● **WHAT YOU ARE ASKED TO DO**
Write out the material exactly. Do not include the pictures.
# # # # #
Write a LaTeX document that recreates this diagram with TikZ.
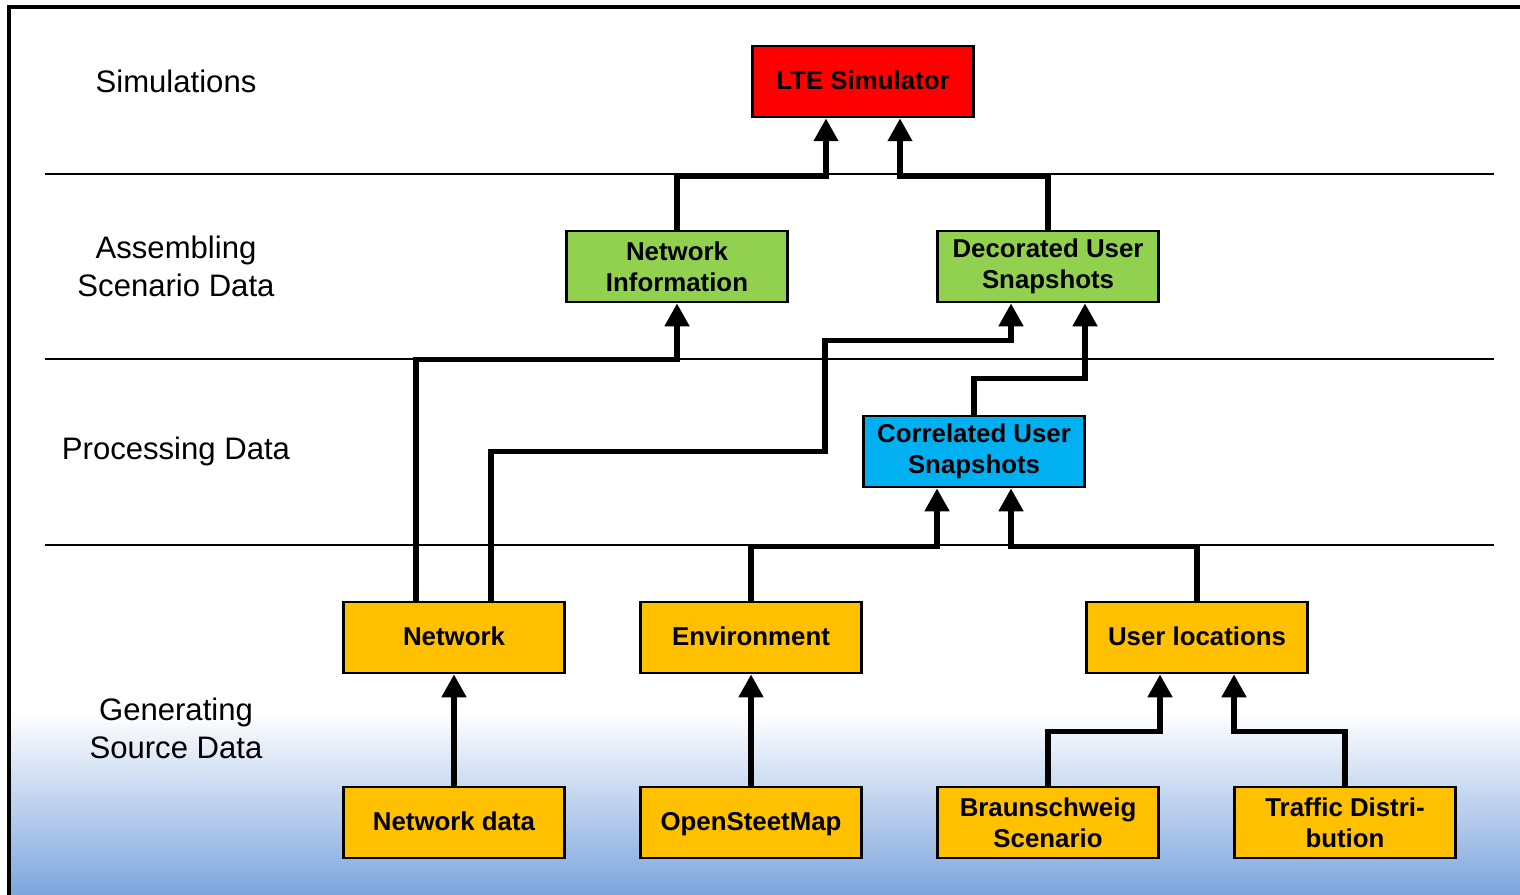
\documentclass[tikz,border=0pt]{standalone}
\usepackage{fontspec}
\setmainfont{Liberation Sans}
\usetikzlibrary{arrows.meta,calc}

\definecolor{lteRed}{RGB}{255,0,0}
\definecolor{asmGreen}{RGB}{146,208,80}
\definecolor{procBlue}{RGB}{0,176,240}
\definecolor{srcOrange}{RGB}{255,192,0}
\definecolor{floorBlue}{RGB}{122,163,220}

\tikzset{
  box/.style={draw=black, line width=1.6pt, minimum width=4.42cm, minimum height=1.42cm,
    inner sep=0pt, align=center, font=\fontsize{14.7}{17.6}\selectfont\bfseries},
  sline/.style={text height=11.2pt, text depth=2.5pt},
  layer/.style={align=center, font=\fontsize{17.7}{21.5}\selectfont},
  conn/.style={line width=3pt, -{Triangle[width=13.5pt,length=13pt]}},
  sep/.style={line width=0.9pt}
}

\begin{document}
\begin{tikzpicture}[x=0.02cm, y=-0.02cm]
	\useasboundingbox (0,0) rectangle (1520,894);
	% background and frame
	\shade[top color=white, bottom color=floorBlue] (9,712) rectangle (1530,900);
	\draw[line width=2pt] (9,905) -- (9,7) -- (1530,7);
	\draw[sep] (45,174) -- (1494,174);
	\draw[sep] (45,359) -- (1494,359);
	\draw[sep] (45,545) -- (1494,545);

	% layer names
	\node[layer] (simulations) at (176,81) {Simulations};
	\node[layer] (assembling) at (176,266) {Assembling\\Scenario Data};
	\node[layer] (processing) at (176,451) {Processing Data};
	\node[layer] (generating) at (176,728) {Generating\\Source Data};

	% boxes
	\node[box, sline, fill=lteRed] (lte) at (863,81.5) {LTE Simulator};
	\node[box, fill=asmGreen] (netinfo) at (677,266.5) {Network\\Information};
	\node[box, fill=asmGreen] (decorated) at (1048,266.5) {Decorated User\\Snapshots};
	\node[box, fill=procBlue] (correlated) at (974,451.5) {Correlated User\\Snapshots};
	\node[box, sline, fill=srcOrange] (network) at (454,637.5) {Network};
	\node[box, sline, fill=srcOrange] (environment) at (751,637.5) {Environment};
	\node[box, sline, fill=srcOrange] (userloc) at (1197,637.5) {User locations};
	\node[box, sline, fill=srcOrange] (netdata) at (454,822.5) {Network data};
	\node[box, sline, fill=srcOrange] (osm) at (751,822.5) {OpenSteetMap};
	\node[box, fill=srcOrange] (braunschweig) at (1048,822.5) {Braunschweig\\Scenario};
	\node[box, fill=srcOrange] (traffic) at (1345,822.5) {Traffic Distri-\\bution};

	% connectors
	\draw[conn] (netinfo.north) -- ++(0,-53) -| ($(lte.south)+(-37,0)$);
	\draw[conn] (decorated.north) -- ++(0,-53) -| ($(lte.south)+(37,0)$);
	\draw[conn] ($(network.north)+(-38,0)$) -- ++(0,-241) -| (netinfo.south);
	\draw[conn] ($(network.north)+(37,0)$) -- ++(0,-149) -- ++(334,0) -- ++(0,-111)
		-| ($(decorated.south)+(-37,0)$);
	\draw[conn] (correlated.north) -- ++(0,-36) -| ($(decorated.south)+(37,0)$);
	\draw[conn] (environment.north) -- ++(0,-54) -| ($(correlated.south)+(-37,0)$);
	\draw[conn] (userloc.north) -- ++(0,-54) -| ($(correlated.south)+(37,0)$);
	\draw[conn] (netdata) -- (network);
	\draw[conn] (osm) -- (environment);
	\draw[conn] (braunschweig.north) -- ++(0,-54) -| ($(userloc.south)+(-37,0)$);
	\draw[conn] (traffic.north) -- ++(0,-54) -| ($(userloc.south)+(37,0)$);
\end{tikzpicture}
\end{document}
# # # # #
● **OUTPUT**
Write a LaTeX document that recreates this diagram with TikZ.
\documentclass[tikz,border=0pt]{standalone}
\usepackage{fontspec}
\setmainfont{Liberation Sans}
\usetikzlibrary{arrows.meta,calc}

\definecolor{lteRed}{RGB}{255,0,0}
\definecolor{asmGreen}{RGB}{146,208,80}
\definecolor{procBlue}{RGB}{0,176,240}
\definecolor{srcOrange}{RGB}{255,192,0}
\definecolor{floorBlue}{RGB}{122,163,220}

\tikzset{
  box/.style={draw=black, line width=1.6pt, minimum width=4.42cm, minimum height=1.42cm,
    inner sep=0pt, align=center, font=\fontsize{14.7}{17.6}\selectfont\bfseries},
  sline/.style={text height=11.2pt, text depth=2.5pt},
  layer/.style={align=center, font=\fontsize{17.7}{21.5}\selectfont},
  conn/.style={line width=3pt, -{Triangle[width=13.5pt,length=13pt]}},
  sep/.style={line width=0.9pt}
}

\begin{document}
\begin{tikzpicture}[x=0.02cm, y=-0.02cm]
	\useasboundingbox (0,0) rectangle (1520,894);
	% background and frame
	\shade[top color=white, bottom color=floorBlue] (9,712) rectangle (1530,900);
	\draw[line width=2pt] (9,905) -- (9,7) -- (1530,7);
	\draw[sep] (45,174) -- (1494,174);
	\draw[sep] (45,359) -- (1494,359);
	\draw[sep] (45,545) -- (1494,545);

	% layer names
	\node[layer] (simulations) at (176,81) {Simulations};
	\node[layer] (assembling) at (176,266) {Assembling\\Scenario Data};
	\node[layer] (processing) at (176,451) {Processing Data};
	\node[layer] (generating) at (176,728) {Generating\\Source Data};

	% boxes
	\node[box, sline, fill=lteRed] (lte) at (863,81.5) {LTE Simulator};
	\node[box, fill=asmGreen] (netinfo) at (677,266.5) {Network\\Information};
	\node[box, fill=asmGreen] (decorated) at (1048,266.5) {Decorated User\\Snapshots};
	\node[box, fill=procBlue] (correlated) at (974,451.5) {Correlated User\\Snapshots};
	\node[box, sline, fill=srcOrange] (network) at (454,637.5) {Network};
	\node[box, sline, fill=srcOrange] (environment) at (751,637.5) {Environment};
	\node[box, sline, fill=srcOrange] (userloc) at (1197,637.5) {User locations};
	\node[box, sline, fill=srcOrange] (netdata) at (454,822.5) {Network data};
	\node[box, sline, fill=srcOrange] (osm) at (751,822.5) {OpenSteetMap};
	\node[box, fill=srcOrange] (braunschweig) at (1048,822.5) {Braunschweig\\Scenario};
	\node[box, fill=srcOrange] (traffic) at (1345,822.5) {Traffic Distri-\\bution};

	% connectors
	\draw[conn] (netinfo.north) -- ++(0,-53) -| ($(lte.south)+(-37,0)$);
	\draw[conn] (decorated.north) -- ++(0,-53) -| ($(lte.south)+(37,0)$);
	\draw[conn] ($(network.north)+(-38,0)$) -- ++(0,-241) -| (netinfo.south);
	\draw[conn] ($(network.north)+(37,0)$) -- ++(0,-149) -- ++(334,0) -- ++(0,-111)
		-| ($(decorated.south)+(-37,0)$);
	\draw[conn] (correlated.north) -- ++(0,-36) -| ($(decorated.south)+(37,0)$);
	\draw[conn] (environment.north) -- ++(0,-54) -| ($(correlated.south)+(-37,0)$);
	\draw[conn] (userloc.north) -- ++(0,-54) -| ($(correlated.south)+(37,0)$);
	\draw[conn] (netdata) -- (network);
	\draw[conn] (osm) -- (environment);
	\draw[conn] (braunschweig.north) -- ++(0,-54) -| ($(userloc.south)+(-37,0)$);
	\draw[conn] (traffic.north) -- ++(0,-54) -| ($(userloc.south)+(37,0)$);
\end{tikzpicture}
\end{document}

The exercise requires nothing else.